With Grandfather gone and her mother still missing, Matilda confronts whether she’s a child who belongs in the orphanage, or an adult who can fend for herself. She maturely handles her Grandfather’s death and funeral, and soon after starts caring for orphan Nell. Matilda no longer sees herself as a child; she doesn’t just dream of being treated like an adult, but actually acts like one, taking responsibility for others’ welfare. When she reconnects with Eliza, she tells her, “‘I can take care of myself’” (175).

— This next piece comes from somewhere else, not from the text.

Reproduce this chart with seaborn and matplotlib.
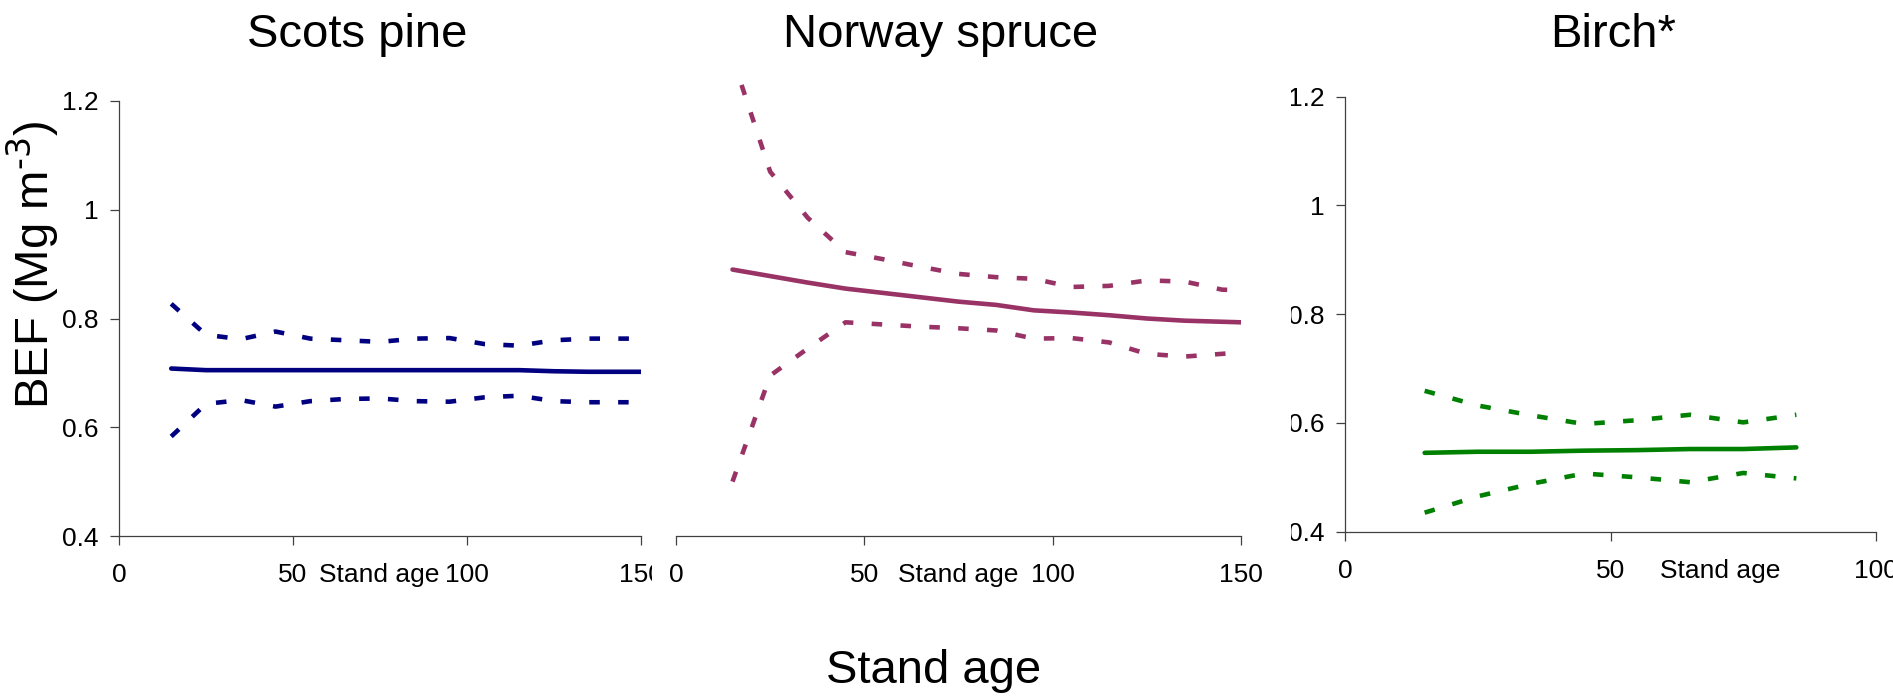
import matplotlib
matplotlib.use("Agg")
import matplotlib.pyplot as plt
import seaborn as sns
import pandas as pd
from matplotlib.patches import Rectangle

# ---------------- data ----------------
ages_conifer = [15, 25, 35, 45, 55, 65, 75, 85, 95, 105, 115, 125, 135, 145, 150]
pine_mean  = [0.708, 0.705, 0.705, 0.705, 0.705, 0.705, 0.705, 0.705, 0.705, 0.705, 0.705, 0.703, 0.702, 0.702, 0.702]
pine_upper = [0.827, 0.770, 0.762, 0.776, 0.763, 0.760, 0.757, 0.763, 0.764, 0.753, 0.750, 0.760, 0.763, 0.763, 0.763]
pine_lower = [0.583, 0.643, 0.650, 0.638, 0.648, 0.652, 0.653, 0.648, 0.647, 0.655, 0.658, 0.648, 0.646, 0.646, 0.646]

spruce_mean  = [0.890, 0.878, 0.866, 0.855, 0.847, 0.839, 0.831, 0.825, 0.815, 0.811, 0.806, 0.800, 0.796, 0.794, 0.793]
spruce_upper = [1.280, 1.070, 0.985, 0.922, 0.909, 0.895, 0.882, 0.876, 0.873, 0.858, 0.860, 0.870, 0.868, 0.853, 0.852]
spruce_lower = [0.500, 0.695, 0.745, 0.793, 0.789, 0.785, 0.782, 0.778, 0.763, 0.764, 0.756, 0.735, 0.730, 0.735, 0.738]

ages_birch  = [15, 25, 35, 45, 55, 65, 75, 85]
birch_mean  = [0.545, 0.547, 0.547, 0.549, 0.550, 0.552, 0.552, 0.555]
birch_upper = [0.659, 0.632, 0.614, 0.598, 0.605, 0.615, 0.601, 0.615]
birch_lower = [0.435, 0.465, 0.488, 0.507, 0.500, 0.491, 0.508, 0.498]

titles = ["Scots pine", "Norway spruce", "Birch*"]
colors = ["#000080", "#993366", "#008000"]
yticks = [0.4, 0.6, 0.8, 1.0, 1.2]
ytick_labels = ["0.4", "0.6", "0.8", "1", "1.2"]
xticks_conifer = [0, 50, 100, 150]
xticks_birch = [0, 50, 100]

# ---------------- style ----------------
sns.set_theme(style="white")
plt.rcParams["font.family"] = ["Liberation Sans", "DejaVu Sans"]
plt.rcParams["mathtext.default"] = "regular"
plt.rcParams["text.color"] = "black"

W, H = 1893, 699
fig = plt.figure(figsize=(W / 100, H / 100), dpi=100)
fig.patch.set_facecolor("white")


def add_ax(x0, x1, ybot, ytop):
    return fig.add_axes([x0 / W, 1 - ybot / H, (x1 - x0) / W, (ybot - ytop) / H])


ax1 = add_ax(119, 641, 536, 101)
ax2 = add_ax(676, 1241, 536, 84)
ax3 = add_ax(1345, 1876, 531.7, 96.6)

axis_col = "#404040"
lw = 3.3
dash = (0, (2.3, 4.0))
tick_fs = 19

panels = [
    (ax1, ages_conifer, pine_mean, pine_upper, pine_lower, colors[0]),
    (ax2, ages_conifer, spruce_mean, spruce_upper, spruce_lower, colors[1]),
    (ax3, ages_birch, birch_mean, birch_upper, birch_lower, colors[2]),
]

for ax, ages, m, u, l, c in panels:
    df = pd.DataFrame({"age": ages, "mean": m, "upper": u, "lower": l})
    sns.lineplot(data=df, x="age", y="mean", ax=ax, color=c, linewidth=lw,
                 estimator=None, solid_capstyle="round")
    for col in ["upper", "lower"]:
        sns.lineplot(data=df, x="age", y=col, ax=ax, color=c, linewidth=lw,
                     estimator=None, linestyle=dash, dash_capstyle="butt")
    ax.set_facecolor("none")
    ax.grid(False)
    ax.set_xlabel("")
    ax.set_ylabel("")
    for s in ["top", "right"]:
        ax.spines[s].set_visible(False)
    for s in ["left", "bottom"]:
        ax.spines[s].set_color(axis_col)
        ax.spines[s].set_linewidth(0.9)
    ax.tick_params(direction="out", length=6.5, width=0.9, color=axis_col,
                   labelsize=tick_fs, labelcolor="black",
                   bottom=True, left=True)
    ax.tick_params(axis="x", pad=13)
    ax.tick_params(axis="y", pad=8)

ax1.set_xlim(0, 150)
ax1.set_ylim(0.4, 1.2)
ax1.set_xticks(xticks_conifer)
ax1.set_yticks(yticks)
ax1.set_yticklabels(ytick_labels)

ax2.set_xlim(0, 150)
ax2.set_ylim(0.4, 0.4 + 452 * 0.8 / 435)
ax2.set_xticks(xticks_conifer)
ax2.spines["left"].set_visible(False)
ax2.tick_params(left=False, labelleft=False)

ax3.set_xlim(0, 100)
ax3.set_ylim(0.4, 1.2)
ax3.set_xticks(xticks_birch)
ax3.set_yticks(yticks)
ax3.set_yticklabels(ytick_labels)

# small in-axis "Stand age" labels at tick-label level
for ax, frac in [(ax1, 0.498), (ax2, 0.499), (ax3, 0.706)]:
    ax.annotate("Stand age", xy=(frac, 0), xycoords="axes fraction",
                xytext=(0, -19.5), textcoords="offset points",
                ha="center", va="top", fontsize=tick_fs, color="black")

# clipping artefacts of the original chart objects
fig.patches.append(Rectangle((652 / W, 1 - 600 / H), 14 / W, 50 / H,
                             transform=fig.transFigure, facecolor="white",
                             edgecolor="none", zorder=10))
fig.patches.append(Rectangle((1270 / W, 1 - 545 / H), 21 / W, 465 / H,
                             transform=fig.transFigure, facecolor="white",
                             edgecolor="none", zorder=10))

# titles
for t, cx in zip(titles, [357, 941, 1613]):
    fig.text(cx / W, 1 - 47 / H, t, ha="center", va="baseline", fontsize=34,
             color="black")

fig.text(934 / W, 1 - 683 / H, "Stand age", ha="center", va="baseline",
         fontsize=34, color="black")
fig.text(49 / W, 1 - 265 / H, r"BEF (Mg m$^{\text{-3}}$)", rotation=90,
         rotation_mode="anchor", ha="center", va="baseline", fontsize=34,
         color="black")

fig.savefig("out.png", dpi=100, facecolor="white")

Matilda helps Eliza and other members of the Free African Society tend to fever victims, even though they receive no compensation—a stark contrast to the many examples of selfish behavior mentioned earlier in the novel. In the appendix, Anderson reveals that the real Free African Society members “worked day and night to relieve the suffering of yellow fever victims” (247) and are among the “real heroes” of the story (251).
This section also emphasizes the importance of maintaining hope in order to survive times of great despair, as Eliza tells Matilda if they can “‘be strong and have faith’” (177), they will make it until frost arrives and the fever “‘will vanish’” (177). In addition, both Matilda and the reader experience a moment of lightness in the midst of the ever-darkening narrative, as Matilda reconnects with someone she cares about. While passing by the Peale house, Matilda finds daisies raining from the sky—a message from Nathaniel, who is throwing the flowers down to tell her he’s all right. Matilda is so relieved she “could have skipped” (189) back to Eliza’s home, and Anderson reminds the reader that strong relationships can bring hope and happiness even in the darkest of times.
Matilda’s trials are not yet over, as the section ends with another disaster: Eliza’s twin nephews and Nell all fall ill with the fever. Matilda will need to put her growing maturity and work ethic to the test as she nurses the most vulnerable of the fever victims, three young children.